= Football America =

1996 book by Phil Barber and Ray Didinger

Football America is a 1996 American sports history book by Phil Barber and Ray Didinger. It was later adapted into a film series that was released by the National Football League in 1996. It was also the name of a follow-up series that aired on NFL Network from 2003 to 2005 on a regular basis.

== Content ==
The books and TV shows feature stories about various players and teams, including:
- A 65-year-old semipro football player in Agoura Hills, California, who beat opponents a fraction of his age.
- Dot Easterwood Murphy, wide receivers coach at Hinds Community College in Raymond MS.
- The football rivalry between members of the New York City fire and police departments.
- An Arab-American football star at Azusa Pacific University who uses football to overcome increasing hostility against his people following "9/11."
- Players at Linfield College in Oregon caught in the crossfire of the Pearl Harbor attack.
- A single-wing offense run by a small college and a high school.
- "Turkey Bowl" flag football games in Massachusetts and North Carolina.
- A "Turkey Bowl" full contact football game set in Eau Claire, Wisconsin.
- The Gallaudet College team.

== Production history ==
Turner Network Television, which then held partial rights to NFL games, telecast the original film in 1992. The 2003–05 series was hosted by veteran sportscaster Charley Steiner.
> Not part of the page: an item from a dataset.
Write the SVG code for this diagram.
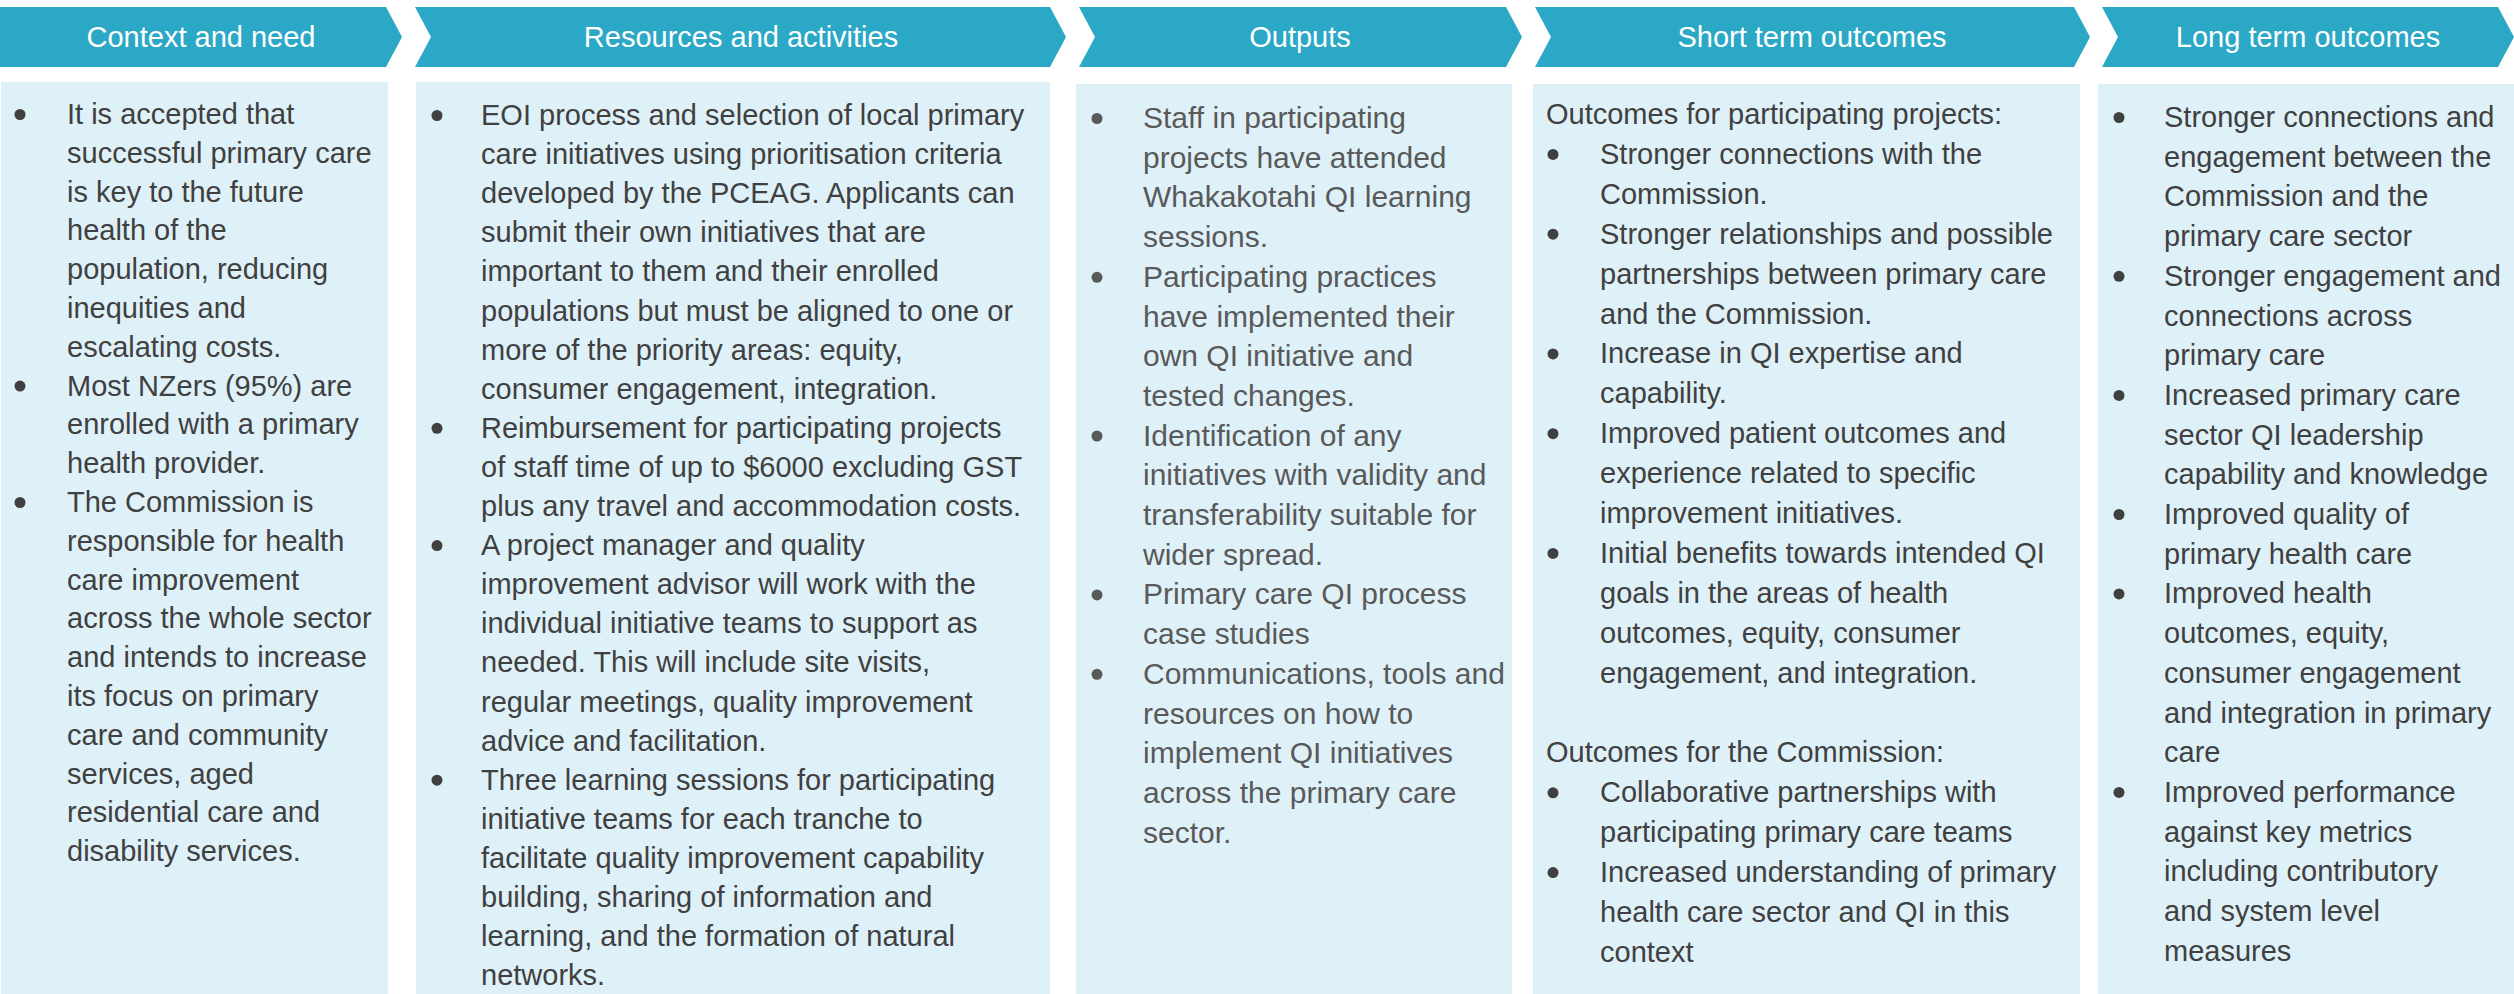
<svg xmlns="http://www.w3.org/2000/svg" width="2514" height="994" viewBox="0 0 2514 994">
  <style>
    .hdr { fill: #2BA8C6; }
    .htxt { font-family: "Liberation Sans", Arial, sans-serif; font-size: 29px; fill: #FFFFFF; text-anchor: middle; }
    .box { fill: #DFF1F8; }
    .txt { font-family: "Liberation Sans", Arial, sans-serif; font-size: 29px; fill: #404040; }
    .txt3 { font-family: "Liberation Sans", Arial, sans-serif; font-size: 30px; fill: #595959; }
    .dot { fill: #404040; }
    .dot3 { fill: #595959; }
  </style>
  <rect width="2514" height="994" fill="#FFFFFF"/>

  <!-- Column 1: Context and need -->
  <g id="context-and-need">
    <polygon class="hdr" points="0,7 386,7 402,37 386,67 0,67"/>
    <text class="htxt" x="201" y="47">Context and need</text>
    <rect class="box" x="1" y="82" width="387" height="912"/>
    <g class="dot">
      <circle cx="20" cy="114.5" r="5.5"/>
      <circle cx="20" cy="386.1" r="5.5"/>
      <circle cx="20" cy="502.5" r="5.5"/>
    </g>
    <text class="txt">
      <tspan x="67" y="124">It is accepted that</tspan>
      <tspan x="67" y="162.8">successful primary care</tspan>
      <tspan x="67" y="201.6">is key to the future</tspan>
      <tspan x="67" y="240.4">health of the</tspan>
      <tspan x="67" y="279.2">population, reducing</tspan>
      <tspan x="67" y="318">inequities and</tspan>
      <tspan x="67" y="356.8">escalating costs.</tspan>
      <tspan x="67" y="395.6">Most NZers (95%) are</tspan>
      <tspan x="67" y="434.4">enrolled with a primary</tspan>
      <tspan x="67" y="473.2">health provider.</tspan>
      <tspan x="67" y="512">The Commission is</tspan>
      <tspan x="67" y="550.8">responsible for health</tspan>
      <tspan x="67" y="589.6">care improvement</tspan>
      <tspan x="67" y="628.4">across the whole sector</tspan>
      <tspan x="67" y="667.2">and intends to increase</tspan>
      <tspan x="67" y="706">its focus on primary</tspan>
      <tspan x="67" y="744.8">care and community</tspan>
      <tspan x="67" y="783.6">services, aged</tspan>
      <tspan x="67" y="822.4">residential care and</tspan>
      <tspan x="67" y="861.2">disability services.</tspan>
    </text>
  </g>

  <!-- Column 2: Resources and activities -->
  <g id="resources-and-activities">
    <polygon class="hdr" points="415,7 1050,7 1066,37 1050,67 415,67 431,37"/>
    <text class="htxt" x="741" y="47">Resources and activities</text>
    <rect class="box" x="416" y="82" width="634" height="912"/>
    <g class="dot">
      <circle cx="437" cy="115.5" r="5.5"/>
      <circle cx="437" cy="428.3" r="5.5"/>
      <circle cx="437" cy="545.6" r="5.5"/>
      <circle cx="437" cy="780.2" r="5.5"/>
    </g>
    <text class="txt">
      <tspan x="481" y="125">EOI process and selection of local primary</tspan>
      <tspan x="481" y="164.1">care initiatives using prioritisation criteria</tspan>
      <tspan x="481" y="203.2">developed by the PCEAG. Applicants can</tspan>
      <tspan x="481" y="242.3">submit their own initiatives that are</tspan>
      <tspan x="481" y="281.4">important to them and their enrolled</tspan>
      <tspan x="481" y="320.5">populations but must be aligned to one or</tspan>
      <tspan x="481" y="359.6">more of the priority areas: equity,</tspan>
      <tspan x="481" y="398.7">consumer engagement, integration.</tspan>
      <tspan x="481" y="437.8">Reimbursement for participating projects</tspan>
      <tspan x="481" y="476.9">of staff time of up to $6000 excluding GST</tspan>
      <tspan x="481" y="516">plus any travel and accommodation costs.</tspan>
      <tspan x="481" y="555.1">A project manager and quality</tspan>
      <tspan x="481" y="594.2">improvement advisor will work with the</tspan>
      <tspan x="481" y="633.3">individual initiative teams to support as</tspan>
      <tspan x="481" y="672.4">needed. This will include site visits,</tspan>
      <tspan x="481" y="711.5">regular meetings, quality improvement</tspan>
      <tspan x="481" y="750.6">advice and facilitation.</tspan>
      <tspan x="481" y="789.7">Three learning sessions for participating</tspan>
      <tspan x="481" y="828.8">initiative teams for each tranche to</tspan>
      <tspan x="481" y="867.9">facilitate quality improvement capability</tspan>
      <tspan x="481" y="907">building, sharing of information and</tspan>
      <tspan x="481" y="946.1">learning, and the formation of natural</tspan>
      <tspan x="481" y="985.2">networks.</tspan>
    </text>
  </g>

  <!-- Column 3: Outputs -->
  <g id="outputs">
    <polygon class="hdr" points="1079,7 1506,7 1522,37 1506,67 1079,67 1095,37"/>
    <text class="htxt" x="1300" y="47">Outputs</text>
    <rect class="box" x="1076" y="84" width="436" height="910"/>
    <g class="dot3">
      <circle cx="1097" cy="118.5" r="5.5"/>
      <circle cx="1097" cy="277.3" r="5.5"/>
      <circle cx="1097" cy="436.1" r="5.5"/>
      <circle cx="1097" cy="594.9" r="5.5"/>
      <circle cx="1097" cy="674.3" r="5.5"/>
    </g>
    <text class="txt3">
      <tspan x="1143" y="128">Staff in participating</tspan>
      <tspan x="1143" y="167.7">projects have attended</tspan>
      <tspan x="1143" y="207.4">Whakakotahi QI learning</tspan>
      <tspan x="1143" y="247.1">sessions.</tspan>
      <tspan x="1143" y="286.8">Participating practices</tspan>
      <tspan x="1143" y="326.5">have implemented their</tspan>
      <tspan x="1143" y="366.2">own QI initiative and</tspan>
      <tspan x="1143" y="405.9">tested changes.</tspan>
      <tspan x="1143" y="445.6">Identification of any</tspan>
      <tspan x="1143" y="485.3">initiatives with validity and</tspan>
      <tspan x="1143" y="525">transferability suitable for</tspan>
      <tspan x="1143" y="564.7">wider spread.</tspan>
      <tspan x="1143" y="604.4">Primary care QI process</tspan>
      <tspan x="1143" y="644.1">case studies</tspan>
      <tspan x="1143" y="683.8">Communications, tools and</tspan>
      <tspan x="1143" y="723.5">resources on how to</tspan>
      <tspan x="1143" y="763.2">implement QI initiatives</tspan>
      <tspan x="1143" y="802.9">across the primary care</tspan>
      <tspan x="1143" y="842.6">sector.</tspan>
    </text>
  </g>

  <!-- Column 4: Short term outcomes -->
  <g id="short-term-outcomes">
    <polygon class="hdr" points="1535,7 2074,7 2090,37 2074,67 1535,67 1551,37"/>
    <text class="htxt" x="1812" y="47">Short term outcomes</text>
    <rect class="box" x="1533" y="84" width="547" height="910"/>
    <g class="dot">
      <circle cx="1553" cy="154.4" r="5.5"/>
      <circle cx="1553" cy="234.2" r="5.5"/>
      <circle cx="1553" cy="353.9" r="5.5"/>
      <circle cx="1553" cy="433.7" r="5.5"/>
      <circle cx="1553" cy="553.4" r="5.5"/>
      <circle cx="1553" cy="792.8" r="5.5"/>
      <circle cx="1553" cy="872.6" r="5.5"/>
    </g>
    <text class="txt">
      <tspan x="1546" y="124">Outcomes for participating projects:</tspan>
      <tspan x="1600" y="163.9">Stronger connections with the</tspan>
      <tspan x="1600" y="203.8">Commission.</tspan>
      <tspan x="1600" y="243.7">Stronger relationships and possible</tspan>
      <tspan x="1600" y="283.6">partnerships between primary care</tspan>
      <tspan x="1600" y="323.5">and the Commission.</tspan>
      <tspan x="1600" y="363.4">Increase in QI expertise and</tspan>
      <tspan x="1600" y="403.3">capability.</tspan>
      <tspan x="1600" y="443.2">Improved patient outcomes and</tspan>
      <tspan x="1600" y="483.1">experience related to specific</tspan>
      <tspan x="1600" y="523">improvement initiatives.</tspan>
      <tspan x="1600" y="562.9">Initial benefits towards intended QI</tspan>
      <tspan x="1600" y="602.8">goals in the areas of health</tspan>
      <tspan x="1600" y="642.7">outcomes, equity, consumer</tspan>
      <tspan x="1600" y="682.6">engagement, and integration.</tspan>
      <tspan x="1546" y="762.4">Outcomes for the Commission:</tspan>
      <tspan x="1600" y="802.3">Collaborative partnerships with</tspan>
      <tspan x="1600" y="842.2">participating primary care teams</tspan>
      <tspan x="1600" y="882.1">Increased understanding of primary</tspan>
      <tspan x="1600" y="922">health care sector and QI in this</tspan>
      <tspan x="1600" y="961.9">context</tspan>
    </text>
  </g>

  <!-- Column 5: Long term outcomes -->
  <g id="long-term-outcomes">
    <polygon class="hdr" points="2102,7 2498,7 2514,37 2498,67 2102,67 2118,37"/>
    <text class="htxt" x="2308" y="47">Long term outcomes</text>
    <rect class="box" x="2098" y="84" width="416" height="910"/>
    <g class="dot">
      <circle cx="2119" cy="117.5" r="5.5"/>
      <circle cx="2119" cy="276.3" r="5.5"/>
      <circle cx="2119" cy="395.4" r="5.5"/>
      <circle cx="2119" cy="514.5" r="5.5"/>
      <circle cx="2119" cy="593.9" r="5.5"/>
      <circle cx="2119" cy="792.4" r="5.5"/>
    </g>
    <text class="txt">
      <tspan x="2164" y="127">Stronger connections and</tspan>
      <tspan x="2164" y="166.7">engagement between the</tspan>
      <tspan x="2164" y="206.4">Commission and the</tspan>
      <tspan x="2164" y="246.1">primary care sector</tspan>
      <tspan x="2164" y="285.8">Stronger engagement and</tspan>
      <tspan x="2164" y="325.5">connections across</tspan>
      <tspan x="2164" y="365.2">primary care</tspan>
      <tspan x="2164" y="404.9">Increased primary care</tspan>
      <tspan x="2164" y="444.6">sector QI leadership</tspan>
      <tspan x="2164" y="484.3">capability and knowledge</tspan>
      <tspan x="2164" y="524">Improved quality of</tspan>
      <tspan x="2164" y="563.7">primary health care</tspan>
      <tspan x="2164" y="603.4">Improved health</tspan>
      <tspan x="2164" y="643.1">outcomes, equity,</tspan>
      <tspan x="2164" y="682.8">consumer engagement</tspan>
      <tspan x="2164" y="722.5">and integration in primary</tspan>
      <tspan x="2164" y="762.2">care</tspan>
      <tspan x="2164" y="801.9">Improved performance</tspan>
      <tspan x="2164" y="841.6">against key metrics</tspan>
      <tspan x="2164" y="881.3">including contributory</tspan>
      <tspan x="2164" y="921">and system level</tspan>
      <tspan x="2164" y="960.7">measures</tspan>
    </text>
  </g>
</svg>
It aired on Sunday and Monday nights, at the same time ESPN and ABC presented their prime time games.

Football America was "cancelled" by NFL Network in 2006, when the network revamped its lineup; there is now more emphasis on live programs and major projects like America's Game: The Super Bowl Champions. But the show still appears very occasionally; the show aired at the same time the Thanksgiving Day games were played in 2006.

In 2014, Football America returned as a one-hour special that aired during Fox's coverage of Super Bowl XLVIII. The revamped special focused on the NFL's "Together We Make Football" campaign. Another edition of the special aired during NBC's coverage of Super Bowl XLIX the following year.